Carles Puigdemont cometió anoche una irresponsabilidad que tendrá consecuencias gravísimas. Al amparo de una sociedad catalana en estado de choque tras una jornada de votaciones fallidas y de represión policial, y sin esperar siquiera a tener los resultados de participación y escrutinio de un referéndum sin garantías democráticas, el presidente de la Generalitat inició el proceso para la declaración unilateral de independencia al anunciar que enviará los resultados del 1-O al Parlament para que proceda según lo previsto en la ley del referéndum suspendida por el Tribunal Constitucional. El despropósito puso la rúbrica a un día que escenificó el gran fracaso colectivo en que se ha convertido la cuestión del encaje de Cataluña en España. El 1-O fue una jornada de infamia, de enfrentamiento entre miles de ciudadanos que pretendían votar y los antidisturbios de la Guardia Civil y la Policía Nacional, que se emplearon para reprimir a una multitud ante la pasividad de los Mossos para el cumplimiento de los mandamientos judiciales que llamaban a impedir las votaciones. Los métodos con los que se empleó la policía fueron innecesarios si se tiene en cuenta que el 1-O como consulta de autodeterminación estaba desactivado. La decisión del Gobierno de Mariano Rajoy de renunciar a la política y parapetarse tras las fuerzas del orden fue nefasta, puesto que la imagen de las cargas policiales y de los heridos hizo un efecto llamada. Entonces sí, muchos ciudadanos pensaron que efectivamente el 1-O era un asunto de democracia.
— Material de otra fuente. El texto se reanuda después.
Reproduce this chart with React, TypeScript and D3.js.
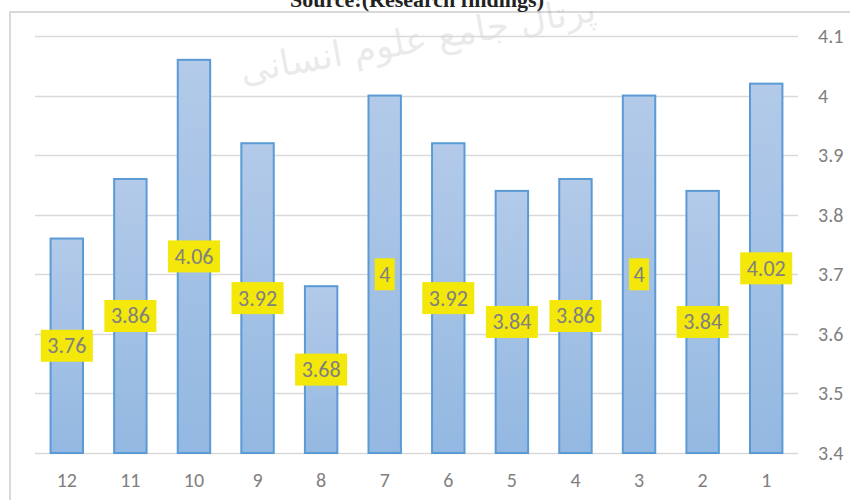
import { useEffect, useRef } from "react";
import * as d3 from "d3";

// Categories appear in reverse order, 12 → 1
const categories = ["12", "11", "10", "9", "8", "7", "6", "5", "4", "3", "2", "1"];
const values = [3.76, 3.86, 4.06, 3.92, 3.68, 4.0, 3.92, 3.84, 3.86, 4.0, 3.84, 4.02];
const yTicks = [3.4, 3.5, 3.6, 3.7, 3.8, 3.9, 4.0, 4.1];

const W = 850;
const H = 500;
const FONT = "Carlito, Calibri, 'Liberation Sans', 'DejaVu Sans', sans-serif";

export default function App() {
  const svgRef = useRef<SVGSVGElement>(null);

  useEffect(() => {
    const svg = d3.select(svgRef.current);
    svg.selectAll("*").remove();

    const left = 35;
    const right = 798;
    const top = 36;
    const bottom = 453;

    const x = d3.scaleBand<string>().domain(categories).range([left, right]).paddingInner(0.49).paddingOuter(0.245);
    const y = d3.scaleLinear().domain([3.4, 4.1]).range([bottom, top]);

    const defs = svg.append("defs");
    const grad = defs.append("linearGradient").attr("id", "barGrad")
      .attr("x1", 0).attr("y1", 0).attr("x2", 0).attr("y2", 1);
    grad.append("stop").attr("offset", "0%").attr("stop-color", "#b3cae9");
    grad.append("stop").attr("offset", "100%").attr("stop-color", "#93b8e1");

    // outer chart frame
    svg.append("path")
      .attr("d", `M10,${H} L10,12 L${W},12`)
      .attr("fill", "none").attr("stroke", "#d9d9d9").attr("stroke-width", 2);

    // watermark
    svg.append("text")
      .attr("transform", "translate(420,52) rotate(-10)")
      .attr("text-anchor", "middle")
      .attr("font-family", "'DejaVu Sans', sans-serif")
      .attr("font-size", 36)
      .attr("fill", "#000").attr("opacity", 0.08)
      .text("پرتال جامع علوم انسانی");

    // title (cut off at top, as in the source image)
    svg.append("text")
      .attr("x", 417).attr("y", 7)
      .attr("text-anchor", "middle")
      .attr("font-family", "'Times New Roman', 'Liberation Serif', serif")
      .attr("font-weight", "bold").attr("font-size", 22)
      .attr("fill", "#222")
      .text("Source:(Research findings)");

    // gridlines
    svg.append("g").selectAll("line").data(yTicks).join("line")
      .attr("x1", left).attr("x2", right)
      .attr("y1", (d) => Math.round(y(d)) + 0.5).attr("y2", (d) => Math.round(y(d)) + 0.5)
      .attr("stroke", "#d9d9d9").attr("stroke-width", 1.3);

    // right axis labels
    svg.append("g").selectAll("text").data(yTicks).join("text")
      .attr("x", 818).attr("y", (d) => y(d))
      .attr("dominant-baseline", "central")
      .attr("font-family", FONT).attr("font-size", 20)
      .attr("fill", "#7f7f7f")
      .text((d) => d3.format("")(+d.toFixed(1)));

    // bars
    svg.append("g").selectAll("rect").data(values).join("rect")
      .attr("x", (_, i) => x(categories[i])!)
      .attr("y", (d) => y(d))
      .attr("width", x.bandwidth())
      .attr("height", (d) => bottom - y(d))
      .attr("fill", "url(#barGrad)")
      .attr("stroke", "#5b9bd5").attr("stroke-width", 2);

    // category labels
    svg.append("g").selectAll("text").data(categories).join("text")
      .attr("x", (d) => x(d)! + x.bandwidth() / 2).attr("y", 480)
      .attr("text-anchor", "middle").attr("dominant-baseline", "central")
      .attr("font-family", FONT).attr("font-size", 20)
      .attr("fill", "#7f7f7f")
      .text((d) => d);

    // data labels, centred in bars
    const lab = svg.append("g").selectAll("g").data(values).join("g")
      .attr("transform", (d, i) => `translate(${x(categories[i])! + x.bandwidth() / 2},${(y(d) + bottom) / 2})`);
    lab.append("rect")
      .attr("x", (d) => (String(d).length > 1 ? -26 : -10))
      .attr("width", (d) => (String(d).length > 1 ? 52 : 20))
      .attr("y", -16).attr("height", 32)
      .attr("fill", "#f3e80a");
    lab.append("text")
      .attr("text-anchor", "middle").attr("dominant-baseline", "central")
      .attr("font-family", FONT).attr("font-size", 22)
      .attr("fill", "#808080")
      .text((d) => String(d));
  }, []);

  return (
    <svg ref={svgRef} width={W} height={H} style={{ position: "absolute", left: 0, top: 0, background: "#fff" }} />
  );
}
Tras la jornada de ayer, el panorama es de tierra quemada tanto en la esfera social como en la política. La crisis de Estado no se soluciona a golpe de porra ni acelerando en la irresponsabilidad política. No cabe llamarse a engaño: la desproporcionalidad de la acción policial de ayer no convierte al referéndum en legal, ni a sus resultados en democráticos. Los problemas siguen siendo los mismos que antes: una convocatoria efectuada a espaldas de la mitad de los catalanes, violentando las reglas del juego democráticas y vulnerando el ordenamiento jurídico en vigor, el Estatuto y la Constitución. Igual que antes, solo hay una salida, si cabe más acuciante una vez se han cruzado todas las líneas rojas: diálogo político y responsabilidad dentro del marco legal del que se dotaron una amplísima mayoría de los catalanes. Todo lo demás conduce al abismo.